Cultuur- en sociaal-wetenschappelijk onderzoek op de Antillen
‘De laatste jaren is de belangstelling voor de Nederlandse Antillen en voor het Caraibisch gebied in het algemeen in wetenschappelijke kringen in Nederland sterk toegenomen. Van verschillende Nederlandse universiteiten uit, met name Amsterdam, Leiden, Utrecht en Wageningen, trekt jaarlijks een aantal studenten in de sociale wetenschappen naar de Nederlandse Antillen om aldaar in het kader van hun doctoraal studie onderzoek te verrichten. Nu kort geleden de Hogeschool van de Nederlandse Antillen is omgezet in de Universiteit van de Nederlandse Antillen zal deze tendens nog toenemen’. Aldus de aanhef van een artikel van bijzondere informatieve betekenis in het STICUSA-JOURNAAL.
De bijdrage heeft betrekking op een onlangs ingestelde werkgroep die zich met bovengenoemd thema inlaat. Er wordt gesteld, dat de onderzoekprojecten bij voortduring een zwaardere belasting meebrengen voor een zeer klein aantal wetenschappers in de Nederlandse Antillen, wie gevraagd wordt de onderzoeksactiviteiten te begeleiden.
Daarbij komt, aldus het artikel, dat de onderzoeksprobleemstellingen zodanig uiteen kunnen lopen dat de welwillende begeleider in de Nederlandse Antillen een schaap met vijf poten dan wel een wetenschappelijke duizendpoot moet zijn om de veelheid aan stages met de vereiste deskundigheid te kunnen begeleiden. Een goede begeleiding van het onderzoek vraagt immers om een eigen oriëntering, zo vervolgt de schrijver, op de onderzoeksgebieden en het mede-doordenken van probleemstellingen, uitgangspunten en veronderstellingen.

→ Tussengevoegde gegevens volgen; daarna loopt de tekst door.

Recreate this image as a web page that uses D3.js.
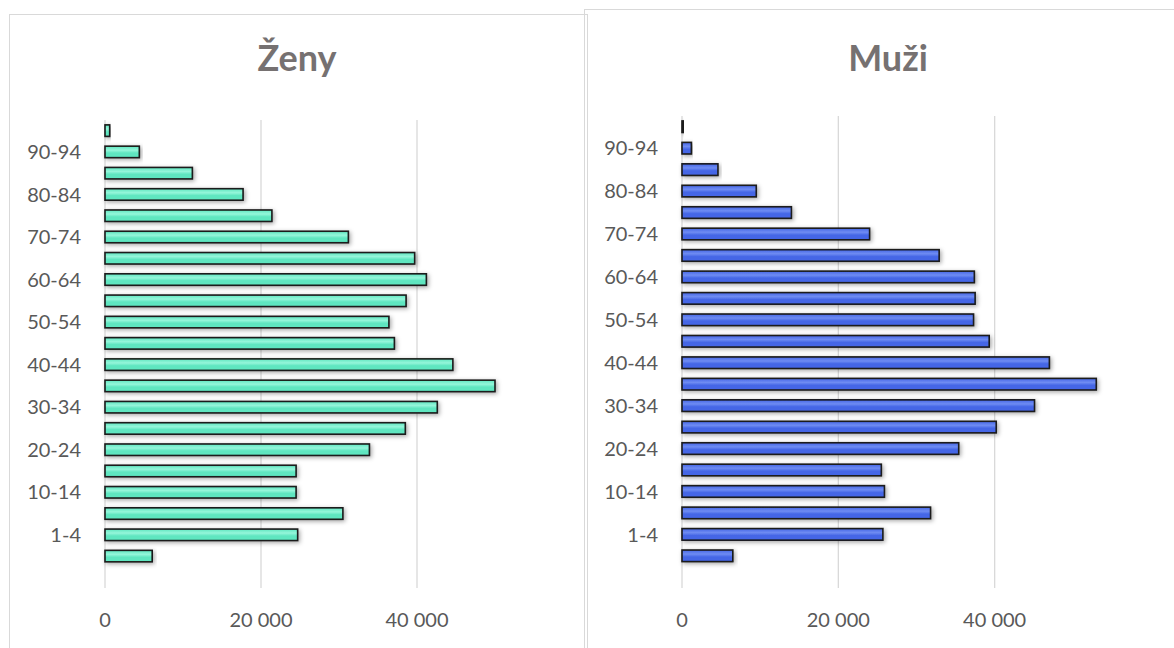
<!DOCTYPE html>
<html>
<head>
<meta charset="utf-8">
<script src="https://cdn.jsdelivr.net/npm/d3@7"></script>
<style>
	body { margin: 0; background: #fff; }
	svg { display: block; font-family: Lato, 'Open Sans', sans-serif; }
</style>
</head>
<body>
<svg></svg>
<script>
const width = 1174;
const height = 648;

// age groups from the bottom up; the first one is empty in the source sheet
const categories = ['', '0', '1-4', '5-9', '10-14', '15-19', '20-24', '25-29', '30-34', '35-39', '40-44',
	'45-49', '50-54', '55-59', '60-64', '65-69', '70-74', '75-79', '80-84', '85-89', '90-94', '95+'];
const tickLabels = ['1-4', '10-14', '20-24', '30-34', '40-44', '50-54', '60-64', '70-74', '80-84', '90-94'];
const xTicks = [0, 20000, 40000];

const zeny = [null, 6050, 24700, 30500, 24500, 24500, 33900, 38500, 42600, 50000, 44600,
	37100, 36400, 38600, 41200, 39700, 31200, 21400, 17700, 11200, 4400, 600];
const muzi = [null, 6500, 25700, 31800, 25900, 25500, 35400, 40200, 45100, 53000, 47000,
	39300, 37300, 37500, 37400, 32900, 24000, 14000, 9500, 4600, 1200, 200];

const svg = d3.select('svg')
	.attr('width', width)
	.attr('height', height);

const defs = svg.append('defs');

const shadow = defs.append('filter')
	.attr('id', 'shadow')
	.attr('x', '-10%').attr('y', '-80%')
	.attr('width', '120%').attr('height', '260%');
shadow.append('feDropShadow')
	.attr('dx', 1.5).attr('dy', 1.5)
	.attr('stdDeviation', 2.2)
	.attr('flood-color', '#000')
	.attr('flood-opacity', 0.35);

function addGradient(id, base, light) {
	const g = defs.append('linearGradient')
		.attr('id', id)
		.attr('x1', 0).attr('y1', 0).attr('x2', 0).attr('y2', 1);
	g.append('stop').attr('offset', '0%').attr('stop-color', base);
	g.append('stop').attr('offset', '35%').attr('stop-color', light);
	g.append('stop').attr('offset', '60%').attr('stop-color', base);
	g.append('stop').attr('offset', '100%').attr('stop-color', base);
}
addGradient('teal', '#5ee6c0', '#95f6da');
addGradient('blue', '#4466e6', '#6f8cf2');

// chart frames first, so neither one hides the other's edge
svg.append('rect')
	.attr('x', 584.5).attr('y', 9.5)
	.attr('width', 610).attr('height', 660)
	.attr('fill', 'none')
	.attr('stroke', '#d9d9d9');
svg.append('rect')
	.attr('x', 9.5).attr('y', 14.5)
	.attr('width', 578).attr('height', 660)
	.attr('fill', 'none')
	.attr('stroke', '#d9d9d9');

function drawPanel(opt) {
	const panel = svg.append('g');

	panel.append('text')
		.attr('x', opt.titleX)
		.attr('y', 71)
		.attr('text-anchor', 'middle')
		.attr('font-size', 36)
		.attr('font-weight', 'bold')
		.attr('fill', '#767171')
		.text(opt.title);

	const x = d3.scaleLinear()
		.domain([0, 60000])
		.range([opt.x0, opt.x0 + opt.w]);

	const y = d3.scaleBand()
		.domain(categories.slice().reverse())
		.range([opt.top, 588])
		.paddingInner(0.46)
		.paddingOuter(0.23);

	panel.selectAll('line.grid')
		.data(xTicks)
		.enter()
		.append('line')
		.attr('class', 'grid')
		.attr('x1', d => x(d))
		.attr('x2', d => x(d))
		.attr('y1', opt.top)
		.attr('y2', 588)
		.attr('stroke', '#d9d9d9')
		.attr('stroke-width', 1.3);

	panel.selectAll('text.xt')
		.data(xTicks)
		.enter()
		.append('text')
		.attr('class', 'xt')
		.attr('x', d => x(d))
		.attr('y', 627)
		.attr('text-anchor', 'middle')
		.attr('font-size', 20)
		.attr('fill', '#595959')
		.text(d => d3.format(',')(d).replace(/,/g, ' '));

	panel.selectAll('text.yt')
		.data(tickLabels)
		.enter()
		.append('text')
		.attr('class', 'yt')
		.attr('x', opt.x0 - 24)
		.attr('y', d => y(d) + y.bandwidth() / 2)
		.attr('dy', '0.36em')
		.attr('text-anchor', 'end')
		.attr('font-size', 20)
		.attr('fill', '#595959')
		.text(d => d);

	const rows = categories.map((c, i) => ({ cat: c, value: opt.values[i] }))
		.filter(d => d.value != null);

	panel.selectAll('rect.bar')
		.data(rows)
		.enter()
		.append('rect')
		.attr('class', 'bar')
		.attr('x', x(0))
		.attr('y', d => y(d.cat))
		.attr('width', d => Math.max(x(d.value) - x(0), 0.5))
		.attr('height', y.bandwidth())
		.attr('fill', `url(#${opt.fill})`)
		.attr('stroke', '#1a1a1a')
		.attr('stroke-width', 1.6)
		.attr('filter', 'url(#shadow)');
}

drawPanel({
	title: 'Ženy',
	values: zeny,
	fill: 'teal',
	titleX: 297,
	x0: 105,
	w: 468,
	top: 120
});

drawPanel({
	title: 'Muži',
	values: muzi,
	fill: 'blue',
	titleX: 888,
	x0: 682,
	w: 469,
	top: 116
});
</script>
</body>
</html>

Bovendien dient de begeleider ingeschakeld te worden bij het leggen van contacten tussen onderzoekers en personen of instanties, wier hulp wordt gezocht en is de begeleider betrokken bij het ontwerpen van de onderzoeksprocedures en de bijstellingen daarvan. Tenslotte behoort tot de taak van de begeleider een kritische controle op de voortgang van het veldwerk en op de tussentijdse en uiteindelijke verwerkingen van het verworven materiaal.

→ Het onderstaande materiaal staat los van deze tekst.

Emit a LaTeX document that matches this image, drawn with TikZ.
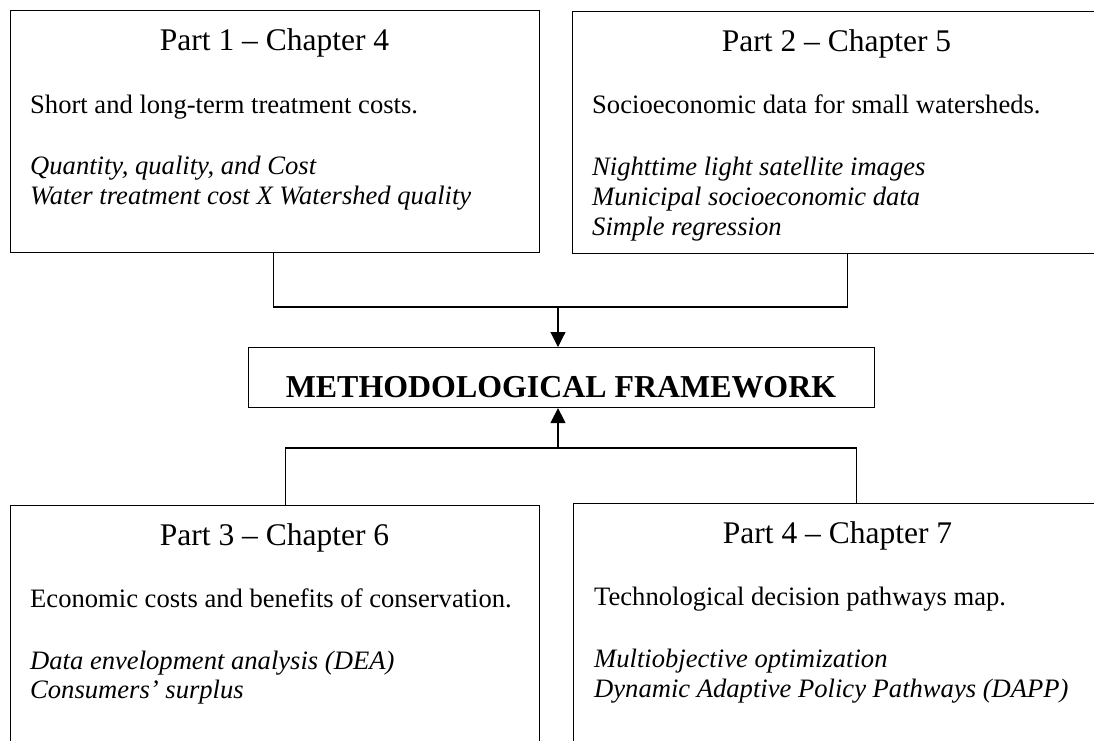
\documentclass[tikz,border=0pt]{standalone}
\usepackage{fontspec}
\setmainfont{Liberation Serif}
\usetikzlibrary{arrows.meta}
\begin{document}
\begin{tikzpicture}[x=1pt,y=-1pt,
  box/.style={draw=black,line width=1.1pt,rectangle,inner sep=0pt,anchor=north west},
  ttl/.style={inner sep=0pt,anchor=base,font=\fontsize{31.5}{36}\selectfont},
  bdy/.style={inner sep=0pt,anchor=base west,font=\fontsize{26.6}{30.6}\selectfont},
  itl/.style={bdy,font=\fontsize{26.6}{30.6}\selectfont\itshape},
  conn/.style={draw=black,line width=1.1pt},
  arr/.style={conn,-{Triangle[width=15pt,length=15pt]}}]
\clip (0,0) rectangle (1094,740);
% boxes
\node[box,minimum width=529pt,minimum height=242pt] (b1) at (10,10) {};
\node[box,minimum width=530pt,minimum height=242pt] (b2) at (572,11) {};
\node[box,minimum width=626pt,minimum height=60pt] (m) at (248,347) {};
\node[box,minimum width=529pt,minimum height=260pt] (b3) at (10,505) {};
\node[box,minimum width=530pt,minimum height=260pt] (b4) at (573,503) {};
% box 1 text
\node[ttl] (t1) at (274.5,50) {Part 1 – Chapter 4};
\node[bdy] (s1) at (30,113) {Short and long-term treatment costs.};
\node[itl] (i1a) at (30,174) {Quantity, quality, and Cost};
\node[itl] (i1b) at (30,204) {Water treatment cost X Watershed quality};
% box 2 text
\node[ttl] (t2) at (836.5,51) {Part 2 – Chapter 5};
\node[bdy] (s2) at (592,113) {Socioeconomic data for small watersheds.};
\node[itl] (i2a) at (592,175) {Nighttime light satellite images};
\node[itl] (i2b) at (592,205) {Municipal socioeconomic data};
\node[itl] (i2c) at (592,235) {Simple regression};
% methodological framework
\node[inner sep=0pt,anchor=base,font=\fontsize{31.9}{36}\selectfont\bfseries] (mt) at (561,397) {METHODOLOGICAL FRAMEWORK};
% box 3 text
\node[ttl] (t3) at (274.5,545) {Part 3 – Chapter 6};
\node[bdy] (s3) at (30,607) {Economic costs and benefits of conservation.};
\node[itl] (i3a) at (30,669) {Data envelopment analysis (DEA)};
\node[itl] (i3b) at (30,698) {Consumers’ surplus};
% box 4 text
\node[ttl] (t4) at (837.5,543) {Part 4 – Chapter 7};
\node[bdy] (s4) at (594,605) {Technological decision pathways map.};
\node[itl] (i4a) at (594,667) {Multiobjective optimization};
\node[itl] (i4b) at (594,697) {Dynamic Adaptive Policy Pathways (DAPP)};
% connectors
\coordinate (j1) at (558,307);
\coordinate (j2) at (558,448);
\draw[conn] ([xshift=-1.5pt]b1.south) |- (j1) -| ([xshift=9.5pt]b2.south);
\draw[arr] (j1) -- (j1 |- m.north);
\draw[conn] ([xshift=10.5pt]b3.north) |- (j2) -| ([xshift=17.5pt]b4.north);
\draw[arr] (j2) -- (j2 |- m.south);
\end{tikzpicture}
\end{document}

Teneinde de belasting van de weinige, beschikbare Antilliaanse wetenschappers enigszins te doseren hebben dr. A.A. Marks, hoofd van de Caraibische Afdeling van het Koninklijk Instituut voor Taal-, Land- en Volkenkunde in Leiden, en dr. R.A. Römer van de Universiteit van de Antillen, na overleg met prof. dr. H. Hoetink van de Rijksuniversiteit van Utrecht en prof. dr. J.D. Speckmann van Rijksuniversiteit van Leiden het initiatief genomen tot de oprichting van een Werkgroep voor Cultureel en Sociaal-Wetenschappelijk Onderzoek.
Deze werkgroep zou zich moeten belasten met het coördineren van het culturele en sociaal-wetenschappelijk onderzoek van de Nederlandse Antillen en het Caraibisch gebied en de begeleiding daarvan. Hierdoor zou de Antilliaans-Nederlandse onderzoekssamenwerking in het veld kunnen worden bevorderd, alsook Antilliaanse inbreng in programmering en het aanwijzen van de prioriteiten van het Nederlandse stageonderzoek. De bedoeling is voorts dat de werkgroep zich belast met geselecteerde verslaggeving van de onderzoekingen in de vorm van een reeks Antilliaans-Nederlandse ‘student-werking-papers’.
Het bestuur van Sticusa heeft besloten steun te verlenen door de publicatiekosten te dragen.